I did get it up to the derivative of y' = 2x + 14 by using the
f'(x) = [f(x+h) - f(x)] / h
formula.

and did simplify the other equation into the slope-intercept form.

but do I just plug the derivative into the 'slope-intercept' equation?

because isn't y' = 2x+14 the slope of the tangent.

I guess I'm mostly confused because I need to find a point parallel to that second equation and for the point to be parallel, they must have the same slope.
yet the derivative gave me a different slope?

• calculus -

For slope intercept form,
y=mx+b
m is the slope.
You need to find the value of x for which
f'(x)=m, i.e. tangent parallel to y=mx+b.

• calculus -

A slope can't be an equation. It's a number, and your solving for x so that the equation equals the slope of the line.

Also your teacher taught you the long way of doing a derivative, if the "Power Rule" for derivatives never comes up in class you're better off looking it up yourself.

• calculus -

I'm sorry. For the life of me, I just can't figure out this problem.

Okay, so if the slope can't be an equation, can i solve for x by setting y' equal to zero?

or do you mean
2x + 14 = (-1/5) x + (23/10)

I tried both ways I just listed, and they turned out wrong, so I'm still lost.

He did teach us the shortcut during my last class. It was just a force of habit to do it the long way.

Thank you so much for helping me.

• calculus -

I've also just tried:
-1/5 = 2x + 14
x = -.568

and plugged that into the 'parallel' equation to solve for y.
y= 2.4136

but that still didn't work out.

• calculus -

what's the slope of the line?

set 2x+14 equal to that and solve.

(hint:slope intercept form y=mx+b)

sorry if i sound like a twat but trust me that you'll remember things better if you figure them out yourself.

• calculus -

how on earth did you get x=-.568

the equation is right you just solved it wrong.

• calculus -

I'm sorry all, I apparently can't do basic math.

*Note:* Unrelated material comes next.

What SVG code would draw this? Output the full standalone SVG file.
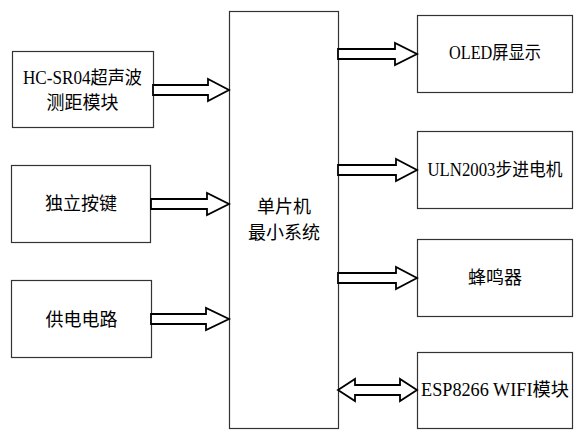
<svg xmlns="http://www.w3.org/2000/svg" width="585" height="441" viewBox="0 0 585 441">
<style>
.box{fill:#fff;stroke:#333;stroke-width:1.2}
.arr{fill:#fff;stroke:#000;stroke-width:1.8;stroke-linejoin:miter}
text{font-family:"Liberation Serif","Noto Sans CJK SC",serif;font-size:18px;fill:#000;text-anchor:middle;dominant-baseline:central}
</style>
<rect width="585" height="441" fill="#fff"/>
<g id="mcu"><rect class="box" x="229.5" y="11.5" width="109" height="417"/><text x="284" y="207">单片机</text><text x="284" y="233">最小系统</text></g>
<g id="hcsr04"><rect class="box" x="12.5" y="51.5" width="141" height="76"/><text x="82.5" y="78" textLength="119" lengthAdjust="spacingAndGlyphs">HC-SR04超声波</text><text x="82.5" y="103">测距模块</text></g>
<g id="keys"><rect class="box" x="11.5" y="165.5" width="139" height="77"/><text x="81" y="204">独立按键</text></g>
<g id="power"><rect class="box" x="11.5" y="280.5" width="140" height="77"/><text x="81.5" y="320">供电电路</text></g>
<g id="oled"><rect class="box" x="417.5" y="15.5" width="155" height="77"/><text x="495" y="53" textLength="92" lengthAdjust="spacingAndGlyphs">OLED屏显示</text></g>
<g id="uln"><rect class="box" x="417.5" y="131.5" width="155" height="77"/><text x="495" y="170" textLength="135" lengthAdjust="spacingAndGlyphs">ULN2003步进电机</text></g>
<g id="buzzer"><rect class="box" x="417.5" y="239.5" width="155" height="77"/><text x="495" y="278">蜂鸣器</text></g>
<g id="esp"><rect class="box" x="417.5" y="352.5" width="155" height="76"/><text x="495" y="390" textLength="148" lengthAdjust="spacingAndGlyphs">ESP8266 WIFI模块</text></g>
<g id="connectors">
<polygon class="arr" points="153,85 208,85 208,79 229,90 208,101 208,95 153,95"/>
<polygon class="arr" points="151,199 207,199 207,193 229,204 207,215 207,209 151,209"/>
<polygon class="arr" points="151,314 206,314 206,308 229,319 206,330 206,324 151,324"/>
<polygon class="arr" points="338,49 395,49 395,43 417,54 395,65 395,59 338,59"/>
<polygon class="arr" points="338,165 396,165 396,159 417,170 396,181 396,175 338,175"/>
<polygon class="arr" points="338,273 396,273 396,267 417,278 396,289 396,283 338,283"/>
<polygon class="arr" points="338,390 355,379 355,385 400,385 400,379 417,390 400,401 400,395 355,395 355,401"/>
</g>
</svg>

Thank you everyone for helping me.
I really appreciated it.

• calculus -

x=-7.1

• calculus -

Alright. One last question.

So I'm wondering if my online homework answer is wrong, because I have x and I've plugged x back into the y = (-1/5)x + (23/10)
and I've solved for y.
y = 3.72

Now please tell me if I'm just making a fool of myself again and am incorrectly solving an algebraic equation or is it wrong, because it won't accept 3.72 as the y, but accepts -7.1 as the x.

• calculus -

you don't plug it into the equation of the line.

what you are trying to do is to get the derivative equal to the slope of the line y=-1/5x+23/10

y=mx+b
so the slope, m=(-1/5)

therefore -1/5=2x+14

where x=(-7.1)

y=2(-7.1)+14=-.2 (or -1/5)

• calculus -

my oh my oh my !!!
why did you not follow MathMate's idea?

y' = 2x + 14, that is your slope at any point (x,y)
the slope of the given straight line is -1/5
so 2x + 14 = -1/5
x = 7.1 You had that!
then y = (7.1)^2 + 14(7.1) = 149.81

so the point of contact is (7.1, 149.81)

since the new line is parallel to the old, it must have the same x and y terms, so

2x + 10y = c
plug in the point
2(7.1) + 10(149.81) = c = 1512.3

equation:
2x + 10y = 1512.3

• calculus -

derivative is a slope. so y'=..... is not the same as y=.....

think of y' as m, a slope as well but tangent to graph.

• calculus -

>Reiny

spoon fed the answer right there, so yeah never plug it in to the equation of the line.

• calculus -

Wow thank you guys all so much.

I'm dreading a whole semester of calculus.
(stats was so much easier)

Thanks especially for explaining everything, so now I understand it.